Leave out every picture, then transcribe the rest of the listing exactly.

* START *

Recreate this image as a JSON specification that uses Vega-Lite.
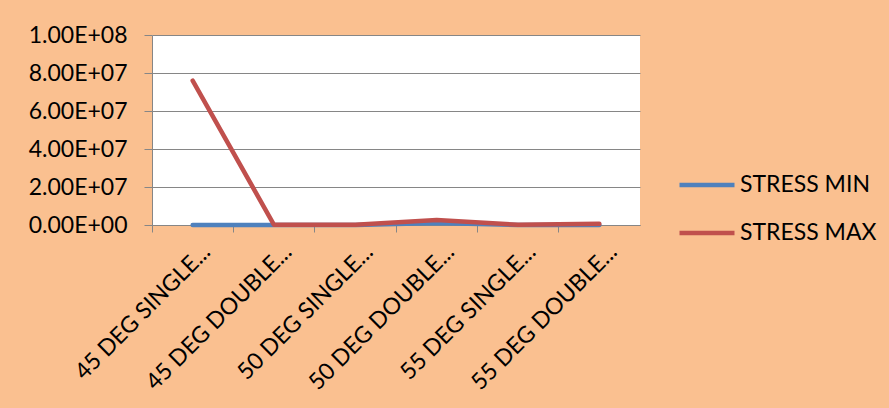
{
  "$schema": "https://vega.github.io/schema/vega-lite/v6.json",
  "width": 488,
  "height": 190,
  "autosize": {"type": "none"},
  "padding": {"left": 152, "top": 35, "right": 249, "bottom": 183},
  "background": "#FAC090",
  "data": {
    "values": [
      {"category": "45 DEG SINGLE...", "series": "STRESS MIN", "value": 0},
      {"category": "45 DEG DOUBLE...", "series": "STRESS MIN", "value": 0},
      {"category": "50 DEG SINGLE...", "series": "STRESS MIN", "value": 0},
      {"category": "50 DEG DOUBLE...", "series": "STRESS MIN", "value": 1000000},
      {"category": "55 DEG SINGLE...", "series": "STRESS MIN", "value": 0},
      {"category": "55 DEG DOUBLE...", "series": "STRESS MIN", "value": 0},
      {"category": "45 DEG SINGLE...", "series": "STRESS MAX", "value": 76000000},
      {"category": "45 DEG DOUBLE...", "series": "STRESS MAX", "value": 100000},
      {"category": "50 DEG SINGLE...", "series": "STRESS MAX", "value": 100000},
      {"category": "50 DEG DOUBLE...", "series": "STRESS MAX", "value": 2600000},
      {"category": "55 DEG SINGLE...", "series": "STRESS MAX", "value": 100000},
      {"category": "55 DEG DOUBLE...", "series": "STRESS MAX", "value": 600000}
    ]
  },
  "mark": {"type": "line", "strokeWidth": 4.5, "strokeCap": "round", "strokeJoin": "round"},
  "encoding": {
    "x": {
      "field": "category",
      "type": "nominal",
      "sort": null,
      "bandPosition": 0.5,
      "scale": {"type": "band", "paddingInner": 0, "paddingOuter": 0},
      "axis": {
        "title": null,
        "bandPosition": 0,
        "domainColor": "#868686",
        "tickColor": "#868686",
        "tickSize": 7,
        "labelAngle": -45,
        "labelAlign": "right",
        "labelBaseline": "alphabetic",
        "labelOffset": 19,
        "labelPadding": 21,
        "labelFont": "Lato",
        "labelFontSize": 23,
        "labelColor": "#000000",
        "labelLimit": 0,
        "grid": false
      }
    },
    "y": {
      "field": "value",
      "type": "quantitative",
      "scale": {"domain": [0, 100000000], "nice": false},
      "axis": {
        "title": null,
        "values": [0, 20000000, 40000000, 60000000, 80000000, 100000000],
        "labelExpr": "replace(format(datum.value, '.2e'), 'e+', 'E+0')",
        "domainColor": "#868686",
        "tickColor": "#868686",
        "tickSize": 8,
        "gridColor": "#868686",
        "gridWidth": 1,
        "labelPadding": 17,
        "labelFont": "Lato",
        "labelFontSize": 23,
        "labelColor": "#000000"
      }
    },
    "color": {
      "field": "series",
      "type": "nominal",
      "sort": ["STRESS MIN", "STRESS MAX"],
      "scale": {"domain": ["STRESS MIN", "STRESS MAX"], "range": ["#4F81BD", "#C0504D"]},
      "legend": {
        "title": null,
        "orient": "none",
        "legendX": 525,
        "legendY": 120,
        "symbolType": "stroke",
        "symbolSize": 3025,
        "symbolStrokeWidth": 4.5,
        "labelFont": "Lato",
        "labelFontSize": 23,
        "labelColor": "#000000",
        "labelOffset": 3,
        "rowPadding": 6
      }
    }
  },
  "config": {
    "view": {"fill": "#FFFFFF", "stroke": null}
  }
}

* END *

• ANSWER TO THE TASK:
Recreate this image as a JSON specification that uses Vega-Lite.
{
  "$schema": "https://vega.github.io/schema/vega-lite/v6.json",
  "width": 488,
  "height": 190,
  "autosize": {"type": "none"},
  "padding": {"left": 152, "top": 35, "right": 249, "bottom": 183},
  "background": "#FAC090",
  "data": {
    "values": [
      {"category": "45 DEG SINGLE...", "series": "STRESS MIN", "value": 0},
      {"category": "45 DEG DOUBLE...", "series": "STRESS MIN", "value": 0},
      {"category": "50 DEG SINGLE...", "series": "STRESS MIN", "value": 0},
      {"category": "50 DEG DOUBLE...", "series": "STRESS MIN", "value": 1000000},
      {"category": "55 DEG SINGLE...", "series": "STRESS MIN", "value": 0},
      {"category": "55 DEG DOUBLE...", "series": "STRESS MIN", "value": 0},
      {"category": "45 DEG SINGLE...", "series": "STRESS MAX", "value": 76000000},
      {"category": "45 DEG DOUBLE...", "series": "STRESS MAX", "value": 100000},
      {"category": "50 DEG SINGLE...", "series": "STRESS MAX", "value": 100000},
      {"category": "50 DEG DOUBLE...", "series": "STRESS MAX", "value": 2600000},
      {"category": "55 DEG SINGLE...", "series": "STRESS MAX", "value": 100000},
      {"category": "55 DEG DOUBLE...", "series": "STRESS MAX", "value": 600000}
    ]
  },
  "mark": {"type": "line", "strokeWidth": 4.5, "strokeCap": "round", "strokeJoin": "round"},
  "encoding": {
    "x": {
      "field": "category",
      "type": "nominal",
      "sort": null,
      "bandPosition": 0.5,
      "scale": {"type": "band", "paddingInner": 0, "paddingOuter": 0},
      "axis": {
        "title": null,
        "bandPosition": 0,
        "domainColor": "#868686",
        "tickColor": "#868686",
        "tickSize": 7,
        "labelAngle": -45,
        "labelAlign": "right",
        "labelBaseline": "alphabetic",
        "labelOffset": 19,
        "labelPadding": 21,
        "labelFont": "Lato",
        "labelFontSize": 23,
        "labelColor": "#000000",
        "labelLimit": 0,
        "grid": false
      }
    },
    "y": {
      "field": "value",
      "type": "quantitative",
      "scale": {"domain": [0, 100000000], "nice": false},
      "axis": {
        "title": null,
        "values": [0, 20000000, 40000000, 60000000, 80000000, 100000000],
        "labelExpr": "replace(format(datum.value, '.2e'), 'e+', 'E+0')",
        "domainColor": "#868686",
        "tickColor": "#868686",
        "tickSize": 8,
        "gridColor": "#868686",
        "gridWidth": 1,
        "labelPadding": 17,
        "labelFont": "Lato",
        "labelFontSize": 23,
        "labelColor": "#000000"
      }
    },
    "color": {
      "field": "series",
      "type": "nominal",
      "sort": ["STRESS MIN", "STRESS MAX"],
      "scale": {"domain": ["STRESS MIN", "STRESS MAX"], "range": ["#4F81BD", "#C0504D"]},
      "legend": {
        "title": null,
        "orient": "none",
        "legendX": 525,
        "legendY": 120,
        "symbolType": "stroke",
        "symbolSize": 3025,
        "symbolStrokeWidth": 4.5,
        "labelFont": "Lato",
        "labelFontSize": 23,
        "labelColor": "#000000",
        "labelOffset": 3,
        "rowPadding": 6
      }
    }
  },
  "config": {
    "view": {"fill": "#FFFFFF", "stroke": null}
  }
}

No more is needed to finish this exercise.